Increment of Nanoseconds Field - 9.0 English

Tri-Mode Ethernet MAC LogiCORE IP Product Guide (PG051)

Document ID
PG051
Release Date
2023-11-07
Version
9.0 English

The following figure shows the implementation used to create the RTC nanoseconds field. This is performed by the use of an implementation-specific 20-bit sub-nanoseconds field. The nanoseconds and sub-nanoseconds fields can be considered to be concatenated together. All RTC logic within the core is synchronous to the RTC Reference clock, gtx_clk.

Figure 1. Increment of Sub-Nanoseconds and Nanoseconds Field

There are two stages to the implementation:

  1. Controlled Frequency RTC

The RTC Increment Value illustrated in the previous figure is set directly from the RTC Increment Value Control Register. The upper six bits of this register align with the lower six bits of the RTC nanoseconds field. The lower 20 bits of the RTC Increment Value align with the 20-bit sub-nanoseconds field. It is assumed that the frequency of the RTC reference clock is known by the processor to program the increment value correctly. For example, if the RTC is being clocked from a 125 MHz clock source, a nominal increment value of 8 ns should be programmed (by writing the value 0x800000 into the RTC Increment Value Control Register). However, if the microprocessor determines that this clock is drifting with respect to the grand master clock, it can revise this nominal 8 ns up or down by a very fine degree of accuracy.

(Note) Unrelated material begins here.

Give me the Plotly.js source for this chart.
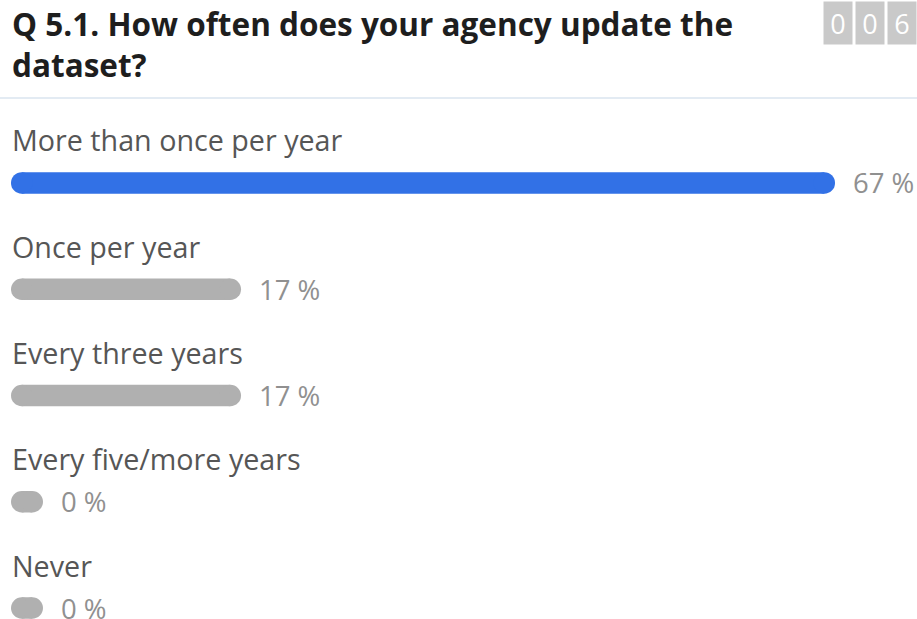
<!DOCTYPE html>
<html>
<head>
<meta charset="utf-8">
<script src="https://cdn.plot.ly/plotly-3.0.1.min.js"></script>
<style>
html,body{margin:0;padding:0;background:#fff;}
#chart{width:917px;height:619px;}
</style>
</head>
<body>
<div id="chart"></div>
<script>
// ---- data ----
const questionTitle = "Q 5.1. How often does your agency update the<br>dataset?";
const categories = ["More than once per year", "Once per year", "Every three years", "Every five/more years", "Never"];
const percentValues = [66.67, 16.67, 16.67, 0, 0];
const percentLabels = ["67 %", "17 %", "17 %", "0 %", "0 %"];
const responseDigits = ["0", "0", "6"];
const barColors = ["#3271e6", "#b0b0b0", "#b0b0b0", "#b0b0b0", "#b0b0b0"];

// ---- style constants ----
const BAR_H = 21.5;      // pill thickness (px)
const MIN_LEN = 0.884;   // minimal inner length of a pill, in percent units
const FONT = "'Open Sans', 'Noto Sans', sans-serif";

const traces = categories.map((c, i) => ({
  type: "scatter",
  mode: "lines+markers",
  x: [0, percentValues[i] + MIN_LEN],
  y: [c, c],
  line: {color: barColors[i], width: BAR_H},
  marker: {color: barColors[i], size: BAR_H, symbol: "circle", line: {width: 0}},
  hoverinfo: "skip",
  showlegend: false
}));

const annotations = [];
categories.forEach((c, i) => {
  annotations.push({
    xref: "paper", yref: "y", x: 0, y: c, xanchor: "left", yanchor: "middle",
    xshift: 10, yshift: 43, showarrow: false, text: c,
    font: {family: FONT, size: 28.7, color: "#565656"}
  });
  annotations.push({
    xref: "x", yref: "y", x: percentValues[i] + MIN_LEN, y: c, xanchor: "left", yanchor: "middle",
    xshift: BAR_H / 2 + 16, showarrow: false, text: percentLabels[i],
    font: {family: FONT, size: 27.5, color: "#909090"}
  });
});
responseDigits.forEach((d, j) => {
  annotations.push({
    xref: "paper", yref: "paper", x: (838 + 32.2 * j) / 917, y: 1 - 23 / 619,
    xanchor: "center", yanchor: "middle", showarrow: false, text: d,
    width: 28, height: 42, bgcolor: "#c9c9c9", borderpad: 0,
    font: {family: FONT, size: 27, color: "#ffffff"}
  });
});

const layout = {
  width: 917, height: 619,
  margin: {l: 0, r: 0, t: 0, b: 0},
  paper_bgcolor: "#ffffff", plot_bgcolor: "#ffffff",
  title: {
    text: questionTitle, xref: "container", yref: "container",
    x: 12 / 917, y: 1 - 36 / 619, xanchor: "left", yanchor: "top",
    font: {family: FONT, size: 31.5, weight: 700, color: "#1e1e1e"}
  },
  xaxis: {range: [-1.831, 75.36], visible: false, fixedrange: true},
  yaxis: {type: "category", categoryarray: categories, range: [4.1035, -1.722], visible: false, fixedrange: true},
  shapes: [{type: "line", xref: "paper", yref: "paper", x0: 0, x1: 1, y0: 1 - 98 / 619, y1: 1 - 98 / 619,
            line: {color: "#e3ebf3", width: 2}}],
  annotations: annotations,
  showlegend: false
};

Plotly.newPlot("chart", traces, layout, {staticPlot: true, displayModeBar: false});
</script>
</body>
</html>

The “step 1” addition illustrated in the previous image (of current counter value plus increment) occurs on every clock cycle of the RTC reference clock. The result from this addition forms the new value of the “controlled frequency RTC” nanoseconds field. This controlled frequency RTC initializes to zero, following a reset, and continues to increment smoothly on every RTC reference clock cycle by the current value contained in the RTC Increment Value Control Register.

The previous image illustrates that 26 bits have been reserved for the Increment Value, the upper 6 bits of which overlap into the nanoseconds field. For this reason, the largest per-cycle increment = 1 ns × 26 = 64 ns. The lowest clock period which is expected to increment this counter is 40 ns (corresponding to the 25 MHz MAC clock used at 100 Mbps speeds). So, this should satisfy all allowable clock periods.

  1. Synchronized RTC

The value contained in the RTC Seconds Field Offset Control and RTC Nanoseconds Field Offset Control written by the microprocessor, is then applied to the free running “controlled frequency RTC” counter. This is used by the microprocessor to:

  • Initialize the power-up value of the Synchronized RTC.
  • Apply step corrections to the Synchronized RTC (when a slave), based on the timing of PTP packets received from the Grand Master Clock RTC.

The “step 2” addition illustrated in the previous image (of controlled frequency RTC value plus offset) occurs on every clock cycle of the RTC reference clock. The result from this addition forms the new value of the Synchronized RTC nanoseconds field. It is this version of the RTC nanoseconds field which is made available as an output of the core – the rtc_nanosec_field[31:0] port.